>> begin
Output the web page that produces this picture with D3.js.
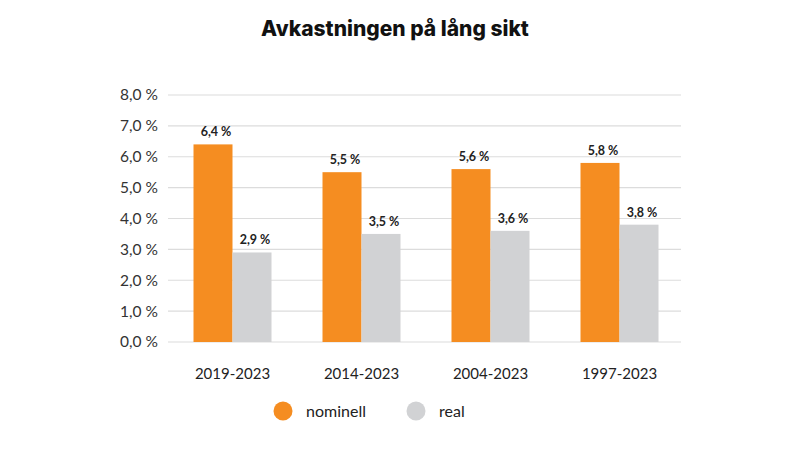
<!DOCTYPE html>
<html><head><meta charset="utf-8">
<script src="https://cdn.jsdelivr.net/npm/d3@7"></script>
<style>
body{margin:0;background:#fff;}
svg text{font-family:Lato,"Open Sans",sans-serif;}
</style></head>
<body><svg id="c" width="790" height="466"></svg>
<script>
const title = "Avkastningen på lång sikt";
const categories = ["2019-2023","2014-2023","2004-2023","1997-2023"];
const nominell = [6.4, 5.5, 5.6, 5.8];
const real = [2.9, 3.5, 3.6, 3.8];
const seriesNames = ["nominell","real"];
const yTicks = [0,1,2,3,4,5,6,7,8];

const colors = {nominell:"#f58d21", real:"#d1d2d4"};
const svg = d3.select("#c");
const fmt = v => v.toFixed(1).replace(".", ",") + " %";

const y = d3.scaleLinear().domain([0,8]).range([342,95]);
const x = d3.scaleBand().domain(categories).range([168,684]).padding(0);
const barW = 39;

svg.append("text").attr("x",395).attr("y",36).attr("text-anchor","middle")
  .style("font-family","Inter, Roboto, sans-serif").style("font-weight","800")
  .style("font-size","21px").attr("fill","#111").text(title);

// gridlines
svg.append("g").selectAll("line").data(yTicks).join("line")
  .attr("x1",168).attr("x2",681).attr("y1",d=>y(d)).attr("y2",d=>y(d))
  .attr("stroke","#dcdcdc").attr("stroke-width",1.2);

// y axis labels
const yAxis = d3.axisLeft(y).tickValues(yTicks).tickFormat(fmt).tickSize(0).tickPadding(0);
const ga = svg.append("g").attr("transform","translate(158,0)").call(yAxis);
ga.select(".domain").remove();
ga.selectAll("text").style("font-size","15.5px").attr("fill","#333").style("font-family","Lato, sans-serif");

// bars
const data = categories.map((c,i)=>({c, vals:[{k:"nominell",v:nominell[i]},{k:"real",v:real[i]}]}));
const groups = svg.append("g").selectAll("g").data(data).join("g")
  .attr("transform",d=>`translate(${x(d.c)+x.bandwidth()/2},0)`);
groups.selectAll("rect").data(d=>d.vals).join("rect")
  .attr("x",(d,i)=> i===0 ? -barW : 0).attr("width",barW)
  .attr("y",d=>y(d.v)).attr("height",d=>y(0)-y(d.v)).attr("fill",d=>colors[d.k]);
groups.selectAll("text").data(d=>d.vals).join("text")
  .attr("x",(d,i)=> (i===0 ? -barW : 0) + barW/2 + 3).attr("y",d=>y(d.v)-8)
  .attr("text-anchor","middle").style("font-size","12.5px").style("font-weight","700")
  .attr("fill","#222").text(d=>fmt(d.v));

// x labels
const xAxis = d3.axisBottom(x).tickSize(0).tickPadding(0);
const gx = svg.append("g").attr("transform","translate(0,368)").call(xAxis);
gx.select(".domain").remove();
gx.selectAll("text").style("font-size","15px").attr("fill","#222").style("font-family","Lato, sans-serif");

// legend
const legX = [283, 416];
const leg = svg.append("g").selectAll("g").data(seriesNames).join("g")
  .attr("transform",(d,i)=>`translate(${legX[i]},411)`);
leg.append("circle").attr("r",9.5).attr("fill",d=>colors[d]);
leg.append("text").attr("x",23).attr("y",6).style("font-size","16px").attr("fill","#222").text(d=>d);
</script></body></html>
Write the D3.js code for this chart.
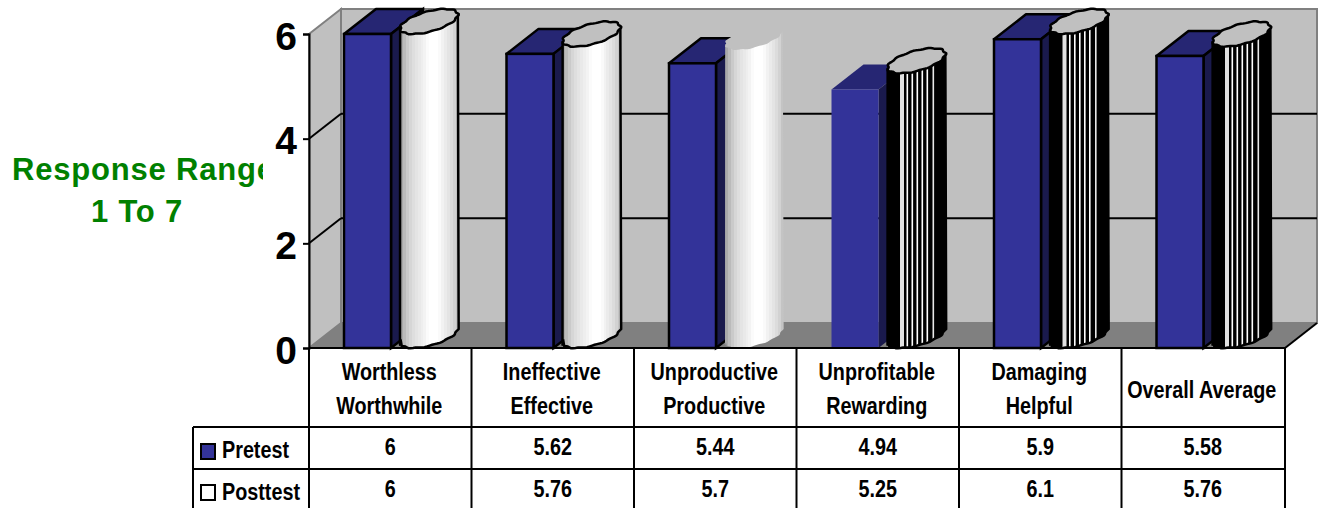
<!DOCTYPE html>
<html>
<head>
<meta charset="utf-8">
<script src="https://cdn.jsdelivr.net/npm/d3@7/dist/d3.min.js"></script>
<style>
  html, body { margin: 0; padding: 0; background: #fff; overflow: hidden; }
  svg { display: block; }
  text { font-family: "Liberation Sans", Arial, sans-serif; font-weight: bold; }
</style>
</head>
<body>
<svg id="chart" width="1320" height="508"></svg>
<script>
// Survey categories, one table column each; each label is one or two lines.
const categories = ["Worthless|Worthwhile", "Ineffective|Effective", "Unproductive|Productive",
                    "Unprofitable|Rewarding", "Damaging|Helpful", "Overall Average"];
const pretest  = [6, 5.62, 5.44, 4.94, 5.9, 5.58];
const posttest = [6, 5.76, 5.7, 5.25, 6.1, 5.76];
const pretestLabels  = ["6", "5.62", "5.44", "4.94", "5.9", "5.58"];
const posttestLabels = ["6", "5.76", "5.7", "5.25", "6.1", "5.76"];
const yTicks = [0, 2, 4, 6];

// Which marks are drawn with an outline, and which columns use the pin-stripe fill.
const pretestOutlined  = [true, true, true, false, true, true];
const posttestOutlined = [true, true, false, true, true, true];
const posttestStriped  = [false, false, false, true, true, true];
const capOutlined      = [true, true, false, true, true, true];

// Pseudo-3D projection: offset from the front plane to the back wall.
const DX = 32, DY = -25;
const BAR_W = 47, BAR_OFFSET = 34, CYL_OFFSET = 119, CYL_HALF_W = 24;

const svg = d3.select("#chart");
const x = d3.scaleBand().domain(categories).range([310, 1285]);
// Clamped so that a value above the axis maximum stops at the top of the wall.
const y = d3.scaleLinear().domain([0, 6]).range([348, 34]).clamp(true);

const defs = svg.append("defs");

// Shaded metal-look fill of the plain cylinders, stepped like a low-colour render.
const shades = ["#a9a9a9","#bbbbbb","#cacaca","#d6d6d6","#dedede","#e4e4e4","#e9e9e9","#eeeeee","#f3f3f3",
                "#fbfbfb","#ffffff","#ffffff","#ffffff","#fafafa","#f2f2f2","#ebebeb","#e4e4e4","#dcdcdc","#d2d2d2","#c4c4c4"];
const grad = defs.append("linearGradient").attr("id", "cyl").attr("x1", 0).attr("x2", 1).attr("y1", 0).attr("y2", 0);
shades.forEach((c, i) => {
  grad.append("stop").attr("offset", i / shades.length).attr("stop-color", c);
  grad.append("stop").attr("offset", (i + 1) / shades.length).attr("stop-color", c);
});

defs.append("clipPath").attr("id", "titleClip")
  .append("rect").attr("x", 0).attr("y", 130).attr("width", 263).attr("height", 110);

const WALL = "#c0c0c0", EDGE = "#808080";
const x0 = x.range()[0] - 1, x1 = x.range()[1];
const yTop = y(6), yBase = y(0);
const poly = pts => pts.map(p => p.join(",")).join(" ");

// Walls and floor
const walls = svg.append("g");
walls.append("polygon").attr("points", poly([[x0, yBase], [x0 + DX, yBase + DY], [x1 + DX, yBase + DY], [x1, yBase]]))
  .attr("fill", EDGE);
walls.append("polygon").attr("points", poly([[x0 + DX, yTop + DY], [x1 + DX, yTop + DY], [x1 + DX, yBase + DY], [x0 + DX, yBase + DY]]))
  .attr("fill", WALL).attr("stroke", EDGE).attr("stroke-width", 2);
walls.append("polygon").attr("points", poly([[x0, yTop], [x0 + DX, yTop + DY], [x0 + DX, yBase + DY], [x0, yBase]]))
  .attr("fill", WALL).attr("stroke", EDGE).attr("stroke-width", 2);

// Gridlines along the back and side walls
yTicks.filter(t => t === 2 || t === 4).forEach(t => {
  walls.append("line").attr("x1", x0 + DX).attr("x2", x1 + DX).attr("y1", y(t) + DY).attr("y2", y(t) + DY)
    .attr("stroke", "#000").attr("stroke-width", 2);
  walls.append("line").attr("x1", x0).attr("x2", x0 + DX).attr("y1", y(t)).attr("y2", y(t) + DY)
    .attr("stroke", "#000").attr("stroke-width", 2);
});
walls.append("line").attr("x1", x1).attr("x2", x1 + DX).attr("y1", yBase).attr("y2", yBase + DY)
  .attr("stroke", "#000").attr("stroke-width", 2);

// Outline of a cylinder end cap: an ellipse inscribed in the projected square,
// with the slight ripple of a coarse raster outline.
function capPoints(cx, yFront) {
  const pts = [];
  const cy = yFront + DY / 2;
  for (let i = 0; i < 72; i++) {
    const t = i / 72 * 2 * Math.PI;
    const r = 1 + 0.035 * Math.cos(t * 11);
    pts.push([cx + r * (Math.cos(t) * CYL_HALF_W + Math.sin(t) * DX / 2),
              cy + r * (Math.sin(t) * DY / 2)]);
  }
  return pts;
}
const capLine = d3.line().curve(d3.curveLinearClosed);

const marks = svg.append("g");
const OUT = "#000";

categories.forEach((c, i) => {
  const g = marks.append("g");
  const bx = x(c) + BAR_OFFSET, fy = y(pretest[i]);
  const stroke = pretestOutlined[i] ? OUT : "none";
  const sw = 2.5;
  // Pretest: a rectangular prism
  g.append("polygon").attr("points", poly([[bx, fy], [bx + DX, fy + DY], [bx + BAR_W + DX, fy + DY], [bx + BAR_W, fy]]))
    .attr("fill", "#262673").attr("stroke", stroke).attr("stroke-width", sw).attr("stroke-linejoin", "round");
  g.append("polygon").attr("points", poly([[bx + BAR_W, fy], [bx + BAR_W + DX, fy + DY], [bx + BAR_W + DX, yBase + DY], [bx + BAR_W, yBase]]))
    .attr("fill", "#1a1a4d").attr("stroke", stroke).attr("stroke-width", sw);
  g.append("rect").attr("x", bx).attr("y", fy).attr("width", BAR_W).attr("height", yBase - fy)
    .attr("fill", "#333399").attr("stroke", stroke).attr("stroke-width", sw);

  // Posttest: a cylinder whose side is bounded by the two cap silhouettes
  const cx = x(c) + CYL_OFFSET, cyf = y(posttest[i]);
  const top = capPoints(cx, cyf), base = capPoints(cx, yBase);
  const R = Math.hypot(CYL_HALF_W, DX / 2);
  const lx = cx - R, rx = cx + R;
  const dTilt = (DX / 2) / R * (-DY / 2);
  // Front half of the base cap, from the left silhouette point round to the right one
  const front = base.filter(p => p[1] >= (yBase + DY / 2) - (p[0] - cx) * (dTilt / R))
                    .sort((a, b) => a[0] - b[0]);
  const bodyPts = [[lx, cyf + DY / 2 + dTilt], ...front, [rx, cyf + DY / 2 - dTilt]];
  const clipId = "body" + i;
  defs.append("clipPath").attr("id", clipId).append("polygon").attr("points", poly(bodyPts));
  const striped = posttestStriped[i];
  g.append("polygon").attr("points", poly(bodyPts))
    .attr("fill", striped ? "#000" : "url(#cyl)");
  if (striped) {
    // Pin-stripe fill, a wide pale band at the left then narrow white lines
    const stripes = [[-16.5, 4, "#e2e2e2"], [-10, 1.6, "#fff"], [-5, 1.6, "#fff"], [0, 1.6, "#fff"],
                     [5, 1.6, "#fff"], [10, 1.6, "#fff"], [16, 1.6, "#e8e8e8"]];
    const sg = g.append("g").attr("clip-path", `url(#${clipId})`);
    sg.selectAll("rect").data(stripes).join("rect")
      .attr("x", d => cx + d[0]).attr("width", d => d[1]).attr("y", 0).attr("height", 400).attr("fill", d => d[2]);
  }
  if (posttestOutlined[i]) {
    g.append("polyline").attr("points", poly(bodyPts)).attr("fill", "none")
      .attr("stroke", OUT).attr("stroke-width", sw);
  }
  g.append("path").attr("d", capLine(top)).attr("fill", WALL)
    .attr("stroke", capOutlined[i] ? OUT : "none").attr("stroke-width", sw).attr("stroke-linejoin", "round");
});

// Value axis
const axis = d3.axisLeft(y).tickValues(yTicks).tickSize(6).tickPadding(6).tickFormat(d3.format("d"));
const axisG = svg.append("g").attr("transform", `translate(${x0},0)`).call(axis);
axisG.selectAll(".domain").attr("stroke", "#000").attr("stroke-width", 2);
axisG.selectAll(".tick line").attr("stroke", "#000").attr("stroke-width", 2);
axisG.selectAll(".tick text").attr("font-size", 39).attr("fill", "#000")
  .attr("font-family", '"Liberation Sans", Arial, sans-serif').attr("font-weight", "bold").attr("dy", "0.39em");

// Vertical title, cut off where its frame ends
const title = svg.append("g").attr("clip-path", "url(#titleClip)")
  .attr("font-size", 31).attr("fill", "#008000").attr("letter-spacing", 0.8);
title.append("text").attr("x", 12).attr("y", 180).text("Response Range");
title.append("text").attr("x", 137).attr("y", 222).attr("text-anchor", "middle").text("1 To 7");

// Data table under the plot
const ROW_HEAD = 348, ROW_A = 427, ROW_B = 469, TABLE_L = 193, TABLE_BOTTOM = 508;
const tbl = svg.append("g").attr("stroke", "#000").attr("stroke-width", 2);
[[x0, x1, ROW_HEAD], [TABLE_L, x1, ROW_A], [TABLE_L, x1, ROW_B]].forEach(([a, b, yy]) =>
  tbl.append("line").attr("x1", a).attr("x2", b).attr("y1", yy).attr("y2", yy));
tbl.append("line").attr("x1", TABLE_L).attr("x2", TABLE_L).attr("y1", ROW_A).attr("y2", TABLE_BOTTOM);
x.domain().forEach(c => tbl.append("line").attr("x1", x(c) - 1).attr("x2", x(c) - 1).attr("y1", ROW_HEAD).attr("y2", TABLE_BOTTOM));
tbl.append("line").attr("x1", x1).attr("x2", x1).attr("y1", ROW_HEAD).attr("y2", TABLE_BOTTOM);

// Table text is set in a condensed cut of the face
const NARROW = 0.86;
function cellText(px, py, str, anchor) {
  svg.append("text").attr("transform", `translate(${px},${py}) scale(${NARROW},1)`)
    .attr("text-anchor", anchor || "middle").attr("font-size", 23).attr("fill", "#000").text(str);
}
categories.forEach((c, i) => {
  const cx = x(c) + x.bandwidth() / 2 - 2;
  const lines = c.split("|");
  if (lines.length === 2) {
    cellText(cx, 380, lines[0]);
    cellText(cx, 414, lines[1]);
  } else {
    cellText(cx, 398, lines[0]);
  }
  cellText(cx + 1, 455, pretestLabels[i]);
  cellText(cx + 1, 497, posttestLabels[i]);
});

// Legend keys in the row headers
svg.append("rect").attr("x", 201).attr("y", 444).attr("width", 14).attr("height", 15)
  .attr("fill", "#333399").attr("stroke", "#000").attr("stroke-width", 2);
svg.append("rect").attr("x", 201).attr("y", 485).attr("width", 14).attr("height", 15)
  .attr("fill", "#fff").attr("stroke", "#000").attr("stroke-width", 2);
cellText(222, 458, "Pretest", "start");
cellText(222, 500, "Posttest", "start");
</script>
</body>
</html>
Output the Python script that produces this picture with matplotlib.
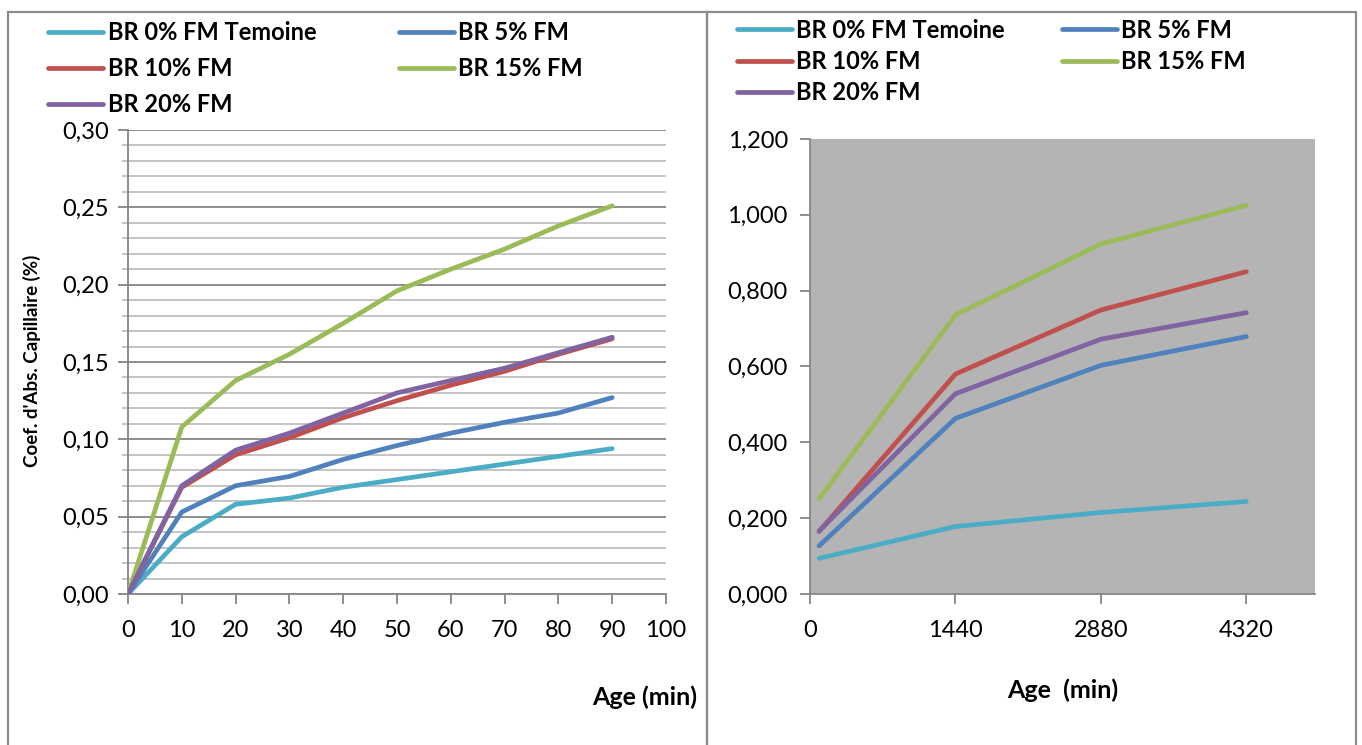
>> end
Written instruction
Your first line is the one with "Write the D3.js code for this chart.", and your last is the one with "const BAR_W = 47, BAR_OFFSET". Copy those and every line between them exactly, without any pictures.

Final result
Write the D3.js code for this chart.
<!DOCTYPE html>
<html>
<head>
<meta charset="utf-8">
<script src="https://cdn.jsdelivr.net/npm/d3@7/dist/d3.min.js"></script>
<style>
  html, body { margin: 0; padding: 0; background: #fff; overflow: hidden; }
  svg { display: block; }
  text { font-family: "Liberation Sans", Arial, sans-serif; font-weight: bold; }
</style>
</head>
<body>
<svg id="chart" width="1320" height="508"></svg>
<script>
// Survey categories, one table column each; each label is one or two lines.
const categories = ["Worthless|Worthwhile", "Ineffective|Effective", "Unproductive|Productive",
                    "Unprofitable|Rewarding", "Damaging|Helpful", "Overall Average"];
const pretest  = [6, 5.62, 5.44, 4.94, 5.9, 5.58];
const posttest = [6, 5.76, 5.7, 5.25, 6.1, 5.76];
const pretestLabels  = ["6", "5.62", "5.44", "4.94", "5.9", "5.58"];
const posttestLabels = ["6", "5.76", "5.7", "5.25", "6.1", "5.76"];
const yTicks = [0, 2, 4, 6];

// Which marks are drawn with an outline, and which columns use the pin-stripe fill.
const pretestOutlined  = [true, true, true, false, true, true];
const posttestOutlined = [true, true, false, true, true, true];
const posttestStriped  = [false, false, false, true, true, true];
const capOutlined      = [true, true, false, true, true, true];

// Pseudo-3D projection: offset from the front plane to the back wall.
const DX = 32, DY = -25;
const BAR_W = 47, BAR_OFFSET = 34, CYL_OFFSET = 119, CYL_HALF_W = 24;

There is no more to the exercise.